━━━ DATA LINES ━━━

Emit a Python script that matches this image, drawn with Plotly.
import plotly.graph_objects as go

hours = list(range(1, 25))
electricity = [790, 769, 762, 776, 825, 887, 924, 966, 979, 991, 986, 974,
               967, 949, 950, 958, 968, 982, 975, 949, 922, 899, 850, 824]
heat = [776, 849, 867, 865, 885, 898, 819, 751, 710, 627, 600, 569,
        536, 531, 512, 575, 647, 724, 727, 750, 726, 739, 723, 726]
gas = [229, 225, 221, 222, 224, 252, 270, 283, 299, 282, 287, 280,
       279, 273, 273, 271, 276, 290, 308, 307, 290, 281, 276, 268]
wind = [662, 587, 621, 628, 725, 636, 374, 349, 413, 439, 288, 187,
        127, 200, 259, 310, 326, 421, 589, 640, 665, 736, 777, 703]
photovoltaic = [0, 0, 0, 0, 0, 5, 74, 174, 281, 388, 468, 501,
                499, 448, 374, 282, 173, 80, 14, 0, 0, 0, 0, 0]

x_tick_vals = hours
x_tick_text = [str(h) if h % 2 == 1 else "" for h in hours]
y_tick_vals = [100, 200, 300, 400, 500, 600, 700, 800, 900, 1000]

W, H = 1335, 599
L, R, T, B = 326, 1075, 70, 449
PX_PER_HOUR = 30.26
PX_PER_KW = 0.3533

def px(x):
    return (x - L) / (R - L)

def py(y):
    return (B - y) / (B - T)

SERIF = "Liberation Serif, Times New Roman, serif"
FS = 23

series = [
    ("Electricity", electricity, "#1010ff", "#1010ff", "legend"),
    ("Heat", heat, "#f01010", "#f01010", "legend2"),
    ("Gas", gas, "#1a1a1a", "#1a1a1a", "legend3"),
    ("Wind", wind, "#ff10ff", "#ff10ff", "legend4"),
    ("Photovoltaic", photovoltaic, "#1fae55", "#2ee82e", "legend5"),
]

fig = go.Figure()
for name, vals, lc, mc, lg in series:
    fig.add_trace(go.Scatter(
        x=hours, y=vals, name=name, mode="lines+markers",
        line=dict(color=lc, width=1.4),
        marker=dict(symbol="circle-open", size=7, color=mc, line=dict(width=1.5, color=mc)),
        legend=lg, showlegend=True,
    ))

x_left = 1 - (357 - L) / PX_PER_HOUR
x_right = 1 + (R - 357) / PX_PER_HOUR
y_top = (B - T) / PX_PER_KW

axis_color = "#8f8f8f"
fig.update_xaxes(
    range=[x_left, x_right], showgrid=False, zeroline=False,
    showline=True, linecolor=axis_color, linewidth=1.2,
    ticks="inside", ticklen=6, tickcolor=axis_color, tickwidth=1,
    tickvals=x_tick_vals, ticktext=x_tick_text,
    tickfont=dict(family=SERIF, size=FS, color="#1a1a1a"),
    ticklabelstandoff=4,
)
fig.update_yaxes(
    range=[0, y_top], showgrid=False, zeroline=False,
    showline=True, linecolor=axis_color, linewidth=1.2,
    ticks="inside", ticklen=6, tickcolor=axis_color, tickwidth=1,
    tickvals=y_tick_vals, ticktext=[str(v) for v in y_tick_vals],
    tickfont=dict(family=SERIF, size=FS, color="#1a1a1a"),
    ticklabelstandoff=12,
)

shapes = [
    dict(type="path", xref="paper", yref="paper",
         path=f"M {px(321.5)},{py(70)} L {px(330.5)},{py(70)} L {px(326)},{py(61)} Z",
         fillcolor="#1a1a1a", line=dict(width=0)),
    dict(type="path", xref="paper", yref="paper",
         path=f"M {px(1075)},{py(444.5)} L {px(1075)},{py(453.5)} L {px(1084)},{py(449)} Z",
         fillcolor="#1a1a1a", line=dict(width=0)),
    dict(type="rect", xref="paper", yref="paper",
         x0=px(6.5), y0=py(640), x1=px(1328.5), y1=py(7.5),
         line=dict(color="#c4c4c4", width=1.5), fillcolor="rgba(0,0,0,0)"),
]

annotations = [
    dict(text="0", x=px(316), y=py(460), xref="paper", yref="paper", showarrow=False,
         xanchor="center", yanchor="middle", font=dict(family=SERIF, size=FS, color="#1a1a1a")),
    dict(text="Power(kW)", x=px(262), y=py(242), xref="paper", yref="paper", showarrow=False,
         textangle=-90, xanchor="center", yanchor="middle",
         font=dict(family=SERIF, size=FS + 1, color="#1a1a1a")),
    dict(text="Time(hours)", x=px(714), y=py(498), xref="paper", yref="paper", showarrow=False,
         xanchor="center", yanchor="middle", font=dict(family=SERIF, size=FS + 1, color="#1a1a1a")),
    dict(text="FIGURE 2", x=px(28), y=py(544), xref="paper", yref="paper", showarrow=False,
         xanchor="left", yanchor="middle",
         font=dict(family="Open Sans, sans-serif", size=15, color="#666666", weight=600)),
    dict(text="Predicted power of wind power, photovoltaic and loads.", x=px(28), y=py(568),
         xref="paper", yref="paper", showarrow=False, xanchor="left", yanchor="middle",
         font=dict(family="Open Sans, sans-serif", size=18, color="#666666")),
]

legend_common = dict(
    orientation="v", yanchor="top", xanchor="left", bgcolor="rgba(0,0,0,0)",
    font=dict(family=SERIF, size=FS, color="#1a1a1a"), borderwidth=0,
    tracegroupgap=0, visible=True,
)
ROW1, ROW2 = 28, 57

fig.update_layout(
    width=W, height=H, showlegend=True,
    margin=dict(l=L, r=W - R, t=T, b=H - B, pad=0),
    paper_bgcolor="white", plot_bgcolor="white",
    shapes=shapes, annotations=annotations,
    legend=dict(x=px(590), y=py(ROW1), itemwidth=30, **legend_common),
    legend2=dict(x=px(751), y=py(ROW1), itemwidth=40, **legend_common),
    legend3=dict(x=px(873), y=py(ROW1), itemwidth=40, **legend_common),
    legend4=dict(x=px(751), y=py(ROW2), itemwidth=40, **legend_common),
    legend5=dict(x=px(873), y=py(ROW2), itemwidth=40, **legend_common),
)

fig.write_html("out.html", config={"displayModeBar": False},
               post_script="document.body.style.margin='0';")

━━━
━━━ DATA LINES ━━━

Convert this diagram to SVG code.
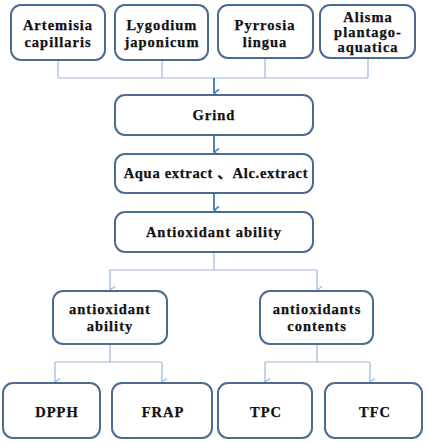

━━━

#### [GIVEN INSTRUCTION]
How many lines in the entries contain the string "this"? Answer with the number only.

#### [EXERCISE ANSWER]
2